Due anni ci sono stati degli abboccamenti, ma abbiamo percepito che la proprietà cinese non aveva alcun interesse ad allargare o a far entrare una compagine tipo la nostra. Ora però sono cambiate tante situazioni. Noi eravamo convinti che bisognava restare in piedi già all’epoca, figurarsi ora. Abbiamo letto le difficoltà della proprietà cinese, la necessità di contenere gli investimenti: questo ci sembra il momento giusto per fare un nuovo, serio tentativo.
E se Suning dicesse no per la seconda volta?
Noi andiamo avanti.
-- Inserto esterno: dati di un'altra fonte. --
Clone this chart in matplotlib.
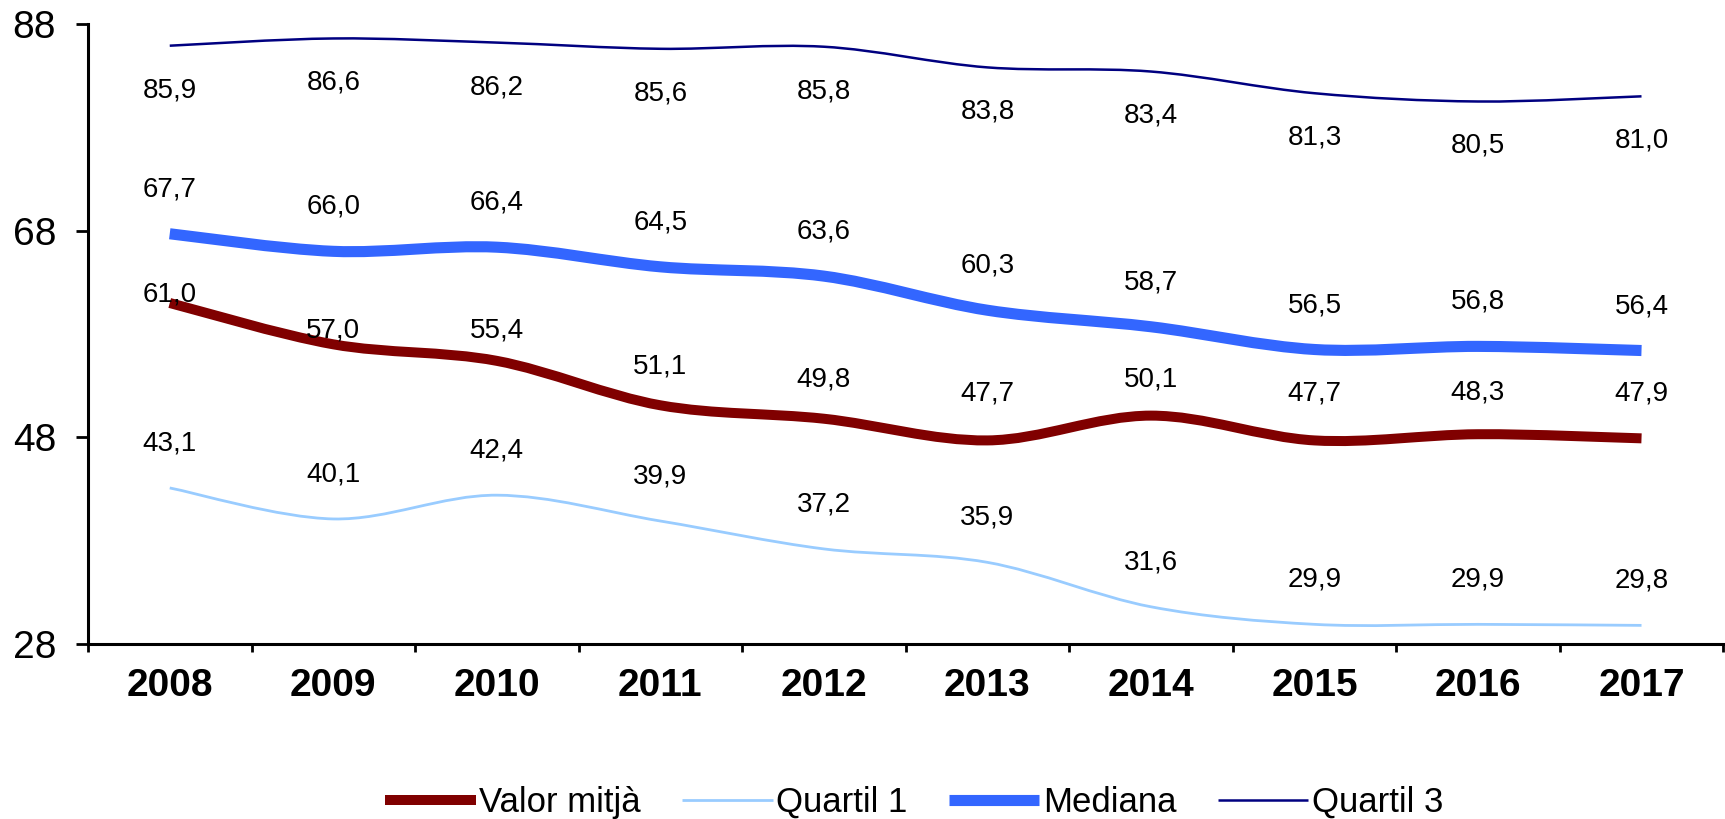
import numpy as np
import matplotlib
matplotlib.use('Agg')
import matplotlib.pyplot as plt
from matplotlib.path import Path
from matplotlib.patches import PathPatch
from matplotlib.lines import Line2D

plt.rcParams['font.family'] = ['Liberation Sans', 'DejaVu Sans']

# Data
years = ['2008', '2009', '2010', '2011', '2012', '2013', '2014', '2015', '2016', '2017']
valor_mitja = [61.0, 57.0, 55.4, 51.1, 49.8, 47.7, 50.1, 47.7, 48.3, 47.9]
quartil_1 = [43.1, 40.1, 42.4, 39.9, 37.2, 35.9, 31.6, 29.9, 29.9, 29.8]
mediana = [67.7, 66.0, 66.4, 64.5, 63.6, 60.3, 58.7, 56.5, 56.8, 56.4]
quartil_3 = [85.9, 86.6, 86.2, 85.6, 85.8, 83.8, 83.4, 81.3, 80.5, 81.0]
y_ticks = [28, 48, 68, 88]

# label offsets in points (positive = above the line)
mean_dy = [6, 10, 22, 28, 28, 34, 26, 34, 30, 32]


def smooth_path(x, y):
    # Excel-like smoothed line: Catmull-Rom converted to cubic Bezier
    x = np.asarray(x, float)
    y = np.asarray(y, float)
    n = len(x)
    verts = [(x[0], y[0])]
    codes = [Path.MOVETO]
    for i in range(n - 1):
        p0 = (x[i - 1], y[i - 1]) if i > 0 else (x[i], y[i])
        p1 = (x[i], y[i])
        p2 = (x[i + 1], y[i + 1])
        p3 = (x[i + 2], y[i + 2]) if i + 2 < n else (x[i + 1], y[i + 1])
        c1 = (p1[0] + (p2[0] - p0[0]) / 6, p1[1] + (p2[1] - p0[1]) / 6)
        c2 = (p2[0] - (p3[0] - p1[0]) / 6, p2[1] - (p3[1] - p1[1]) / 6)
        verts += [c1, c2, p2]
        codes += [Path.CURVE4] * 3
    return Path(verts, codes)


fig = plt.figure(figsize=(17.25, 8.19), dpi=100)
ax = fig.add_axes([0.051, 0.2137, 0.948, 0.757])

x = np.arange(len(years))
series = [
    ('Valor mitjà', valor_mitja, '#800000', 7.2),
    ('Quartil 1', quartil_1, '#99CCFF', 2.0),
    ('Mediana', mediana, '#3366FF', 8.0),
    ('Quartil 3', quartil_3, '#000080', 1.8),
]

handles = []
for name, vals, color, lw in series:
    patch = PathPatch(smooth_path(x, vals), fill=False, edgecolor=color,
                      linewidth=lw, capstyle='butt', joinstyle='round')
    ax.add_patch(patch)
    handles.append(Line2D([], [], color=color, linewidth=lw, solid_capstyle='butt'))

def label(vals, offsets):
    for xi, v, dy in zip(x, vals, offsets):
        ax.annotate(f'{v:.1f}'.replace('.', ','), (xi, v), xytext=(0, dy),
                    textcoords='offset points', ha='center', va='center',
                    fontsize=20, color='black')

label(valor_mitja, mean_dy)
label(quartil_1, [32] * len(x))
label(mediana, [32] * len(x))
label(quartil_3, [-32] * len(x))

ax.set_xlim(-0.5, len(years) - 0.5)
ax.set_ylim(28, 88)
ax.set_yticks(y_ticks)
ax.set_yticklabels([str(t) for t in y_ticks], fontsize=28)
ax.set_xticks(np.arange(len(years) + 1) - 0.5)
ax.set_xticklabels([])
ax.set_xticks(x, minor=True)
ax.set_xticklabels(years, minor=True, fontsize=28, fontweight='bold')
ax.tick_params(axis='x', which='minor', length=0, pad=17)
ax.tick_params(axis='x', which='major', length=6, width=2, direction='out')
ax.tick_params(axis='y', length=9, width=2, direction='out', pad=14)

for s in ['top', 'right']:
    ax.spines[s].set_visible(False)
for s in ['left', 'bottom']:
    ax.spines[s].set_linewidth(2.2)

fig.legend(handles, [s[0] for s in series], loc='center',
           bbox_to_anchor=(0.53, 0.02), ncol=4, frameon=False, fontsize=25,
           handlelength=2.6, handletextpad=0.1, columnspacing=1.2)

fig.savefig('out.png', dpi=100)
Abbiamo un percorso serio: a settembre faremo un evento che darà grande visibilità, presenteremo il progetto, gli obiettivi e i nuovi soci. Siamo convinti che questa prospettiva rimarrà attuale perché è un modello che può contribuire a moralizzare il mondo del calcio.
A differenza della Germania, in Italia manca una legge che favorisca l’azionariato popolare nel calcio.
Purtroppo sì. Nei giorni scorsi il deputato del M5s Buffagni e il suo collega Olgiati hanno presentato una proposta di legge che si basa su una specie di agevolazione fiscale per chi dà vita a cose del genere. Vediamo che succede. In Bundesliga, invece, la legge impone iniziative di questo genere: tutti i club tranne Lipsia e Leverkusen devono sottostare alla regola del 50%+1, che impedisce il controllo dei privati nelle società di calcio. Al Bayern, ad esempio, i tre sponsor principali (Allianz, Audi e Adidas) posseggono insieme il 25% delle quote, il resto è dei tifosi.
Secondo lei cosa può portare l’azionariato popolare nella gestione delle grandi società?
Può contribuire a migliorare gli equilibri pur mantenendo alta la competitività. Il Bayern, ad esempio, continua a vincere ma non è inutilmente spendaccione, pur comprando top player e allenatori di alto livello. Era e resta una una delle prime 5 squadre d’Europa: questo significa che ci può essere un grande club con un fatturato e un bilancio importante, ma con la partecipazione dei tifosi. Questo deve far riflettere: lo possiamo fare anche in Italia e non per forza solo all’Inter.